What needs to be done:
Write out the listing below exactly, and omit any images you find in it.

Information provided:
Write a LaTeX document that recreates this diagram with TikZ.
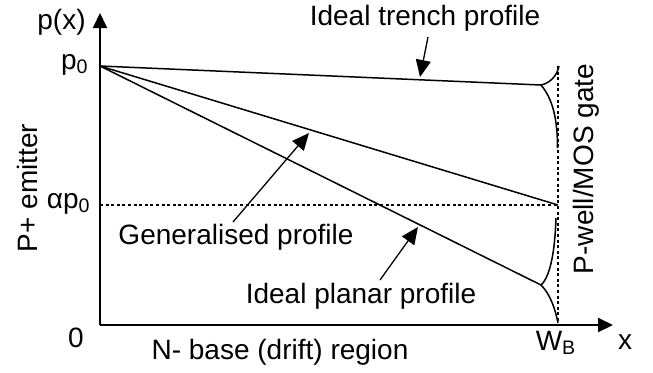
\documentclass[tikz,border=0pt]{standalone}
\usepackage{fontspec}
\setmainfont{Liberation Sans}
\usetikzlibrary{arrows.meta,calc,positioning}

\begin{document}
\begin{tikzpicture}[x=0.5pt,y=-0.5pt,
    axis/.style={line width=1pt,-{Triangle[length=7.5pt,width=7pt]}},
    profile/.style={line width=0.75pt},
    guide/.style={line width=0.6pt,dash pattern=on 1.5pt off 1.3pt},
    pointer/.style={line width=0.65pt,-{Triangle[length=8.5pt,width=7.5pt]}},
    lbl/.style={font=\fontsize{14}{16}\selectfont,inner sep=0pt}]
        \useasboundingbox (0,0) rectangle (653,372);
        % Points
        \coordinate (O) at (100,325);
        \coordinate (ytip) at (100,13);
        \coordinate (xtip) at (613,325);
        \coordinate (P) at (100,66);
        \coordinate (Wtop) at (558,66);
        \coordinate (WB) at (558,325);
        \coordinate (A) at (100,205);
        \coordinate (Amid) at (558,205);
        \coordinate (Tc) at (541,85);
        \coordinate (Pc) at (541,285);
        %axis
        \draw[axis] (O) -- (ytip);
        \draw[axis] (O) -- (xtip);
        % dotted guides
        \draw[guide] (Wtop) -- (WB);
        \draw[guide] (A) -- (Amid);
        % Profiles
        \draw[profile] (P) -- (Tc);
        \draw[profile] (Tc) .. controls (550,83) and (557,76) .. (559,66);
        \draw[profile] (Tc) .. controls (553,99) and (557.5,120) .. (557.5,148);
        \draw[profile] (P) -- (Amid);
        \draw[profile] (P) -- (Pc);
        \draw[profile] (Pc) .. controls (551,276) and (555,248) .. (556,218);
        \draw[profile] (Pc) .. controls (550,294) and (555,308) .. (558,323);
        % Axis labels
        \node[lbl,anchor=east] (px) at (86,22) {p(x)};
        \node[lbl,anchor=east] (p0) at (89,65) {p\textsubscript{0}};
        \node[lbl,anchor=east] (ap0) at (91,204) {αp\textsubscript{0}};
        \node[lbl] (zero) at (76,338) {0};
        \node[lbl] (wb) at (556,343) {W\textsubscript{B}};
        \node[lbl] (xlbl) at (625,342) {x};
        \node[lbl] (drift) at (280,352) {N- base (drift) region};
        \node[lbl,rotate=90] (emitter) at (27,188) {P+ emitter};
        \node[lbl,rotate=90] (gate) at (586,169) {P-well/MOS gate};
        % Profile names
        \node[lbl] (trench) at (425,18) {Ideal trench profile};
        \node[lbl] (general) at (236,237) {Generalised profile};
        \node[lbl] (planar) at (361,296) {Ideal planar profile};
        \coordinate (tr1) at (428,37);
        \coordinate (tr2) at (420,77);
        \coordinate (ge1) at (233,222);
        \coordinate (ge2) at (309,133);
        \coordinate (pl1) at (380,280);
        \coordinate (pl2) at (418,227);
        \draw[pointer] (tr1) -- (tr2);
        \draw[pointer] (ge1) -- (ge2);
        \draw[pointer] (pl1) -- (pl2);
      \end{tikzpicture}
\end{document}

Task result:
Write a LaTeX document that recreates this diagram with TikZ.
\documentclass[tikz,border=0pt]{standalone}
\usepackage{fontspec}
\setmainfont{Liberation Sans}
\usetikzlibrary{arrows.meta,calc,positioning}

\begin{document}
\begin{tikzpicture}[x=0.5pt,y=-0.5pt,
    axis/.style={line width=1pt,-{Triangle[length=7.5pt,width=7pt]}},
    profile/.style={line width=0.75pt},
    guide/.style={line width=0.6pt,dash pattern=on 1.5pt off 1.3pt},
    pointer/.style={line width=0.65pt,-{Triangle[length=8.5pt,width=7.5pt]}},
    lbl/.style={font=\fontsize{14}{16}\selectfont,inner sep=0pt}]
        \useasboundingbox (0,0) rectangle (653,372);
        % Points
        \coordinate (O) at (100,325);
        \coordinate (ytip) at (100,13);
        \coordinate (xtip) at (613,325);
        \coordinate (P) at (100,66);
        \coordinate (Wtop) at (558,66);
        \coordinate (WB) at (558,325);
        \coordinate (A) at (100,205);
        \coordinate (Amid) at (558,205);
        \coordinate (Tc) at (541,85);
        \coordinate (Pc) at (541,285);
        %axis
        \draw[axis] (O) -- (ytip);
        \draw[axis] (O) -- (xtip);
        % dotted guides
        \draw[guide] (Wtop) -- (WB);
        \draw[guide] (A) -- (Amid);
        % Profiles
        \draw[profile] (P) -- (Tc);
        \draw[profile] (Tc) .. controls (550,83) and (557,76) .. (559,66);
        \draw[profile] (Tc) .. controls (553,99) and (557.5,120) .. (557.5,148);
        \draw[profile] (P) -- (Amid);
        \draw[profile] (P) -- (Pc);
        \draw[profile] (Pc) .. controls (551,276) and (555,248) .. (556,218);
        \draw[profile] (Pc) .. controls (550,294) and (555,308) .. (558,323);
        % Axis labels
        \node[lbl,anchor=east] (px) at (86,22) {p(x)};
        \node[lbl,anchor=east] (p0) at (89,65) {p\textsubscript{0}};
        \node[lbl,anchor=east] (ap0) at (91,204) {αp\textsubscript{0}};
        \node[lbl] (zero) at (76,338) {0};
        \node[lbl] (wb) at (556,343) {W\textsubscript{B}};
        \node[lbl] (xlbl) at (625,342) {x};
        \node[lbl] (drift) at (280,352) {N- base (drift) region};
        \node[lbl,rotate=90] (emitter) at (27,188) {P+ emitter};
        \node[lbl,rotate=90] (gate) at (586,169) {P-well/MOS gate};
        % Profile names
        \node[lbl] (trench) at (425,18) {Ideal trench profile};
        \node[lbl] (general) at (236,237) {Generalised profile};
        \node[lbl] (planar) at (361,296) {Ideal planar profile};
        \coordinate (tr1) at (428,37);
        \coordinate (tr2) at (420,77);
        \coordinate (ge1) at (233,222);
        \coordinate (ge2) at (309,133);
        \coordinate (pl1) at (380,280);
        \coordinate (pl2) at (418,227);
        \draw[pointer] (tr1) -- (tr2);
        \draw[pointer] (ge1) -- (ge2);
        \draw[pointer] (pl1) -- (pl2);
      \end{tikzpicture}
\end{document}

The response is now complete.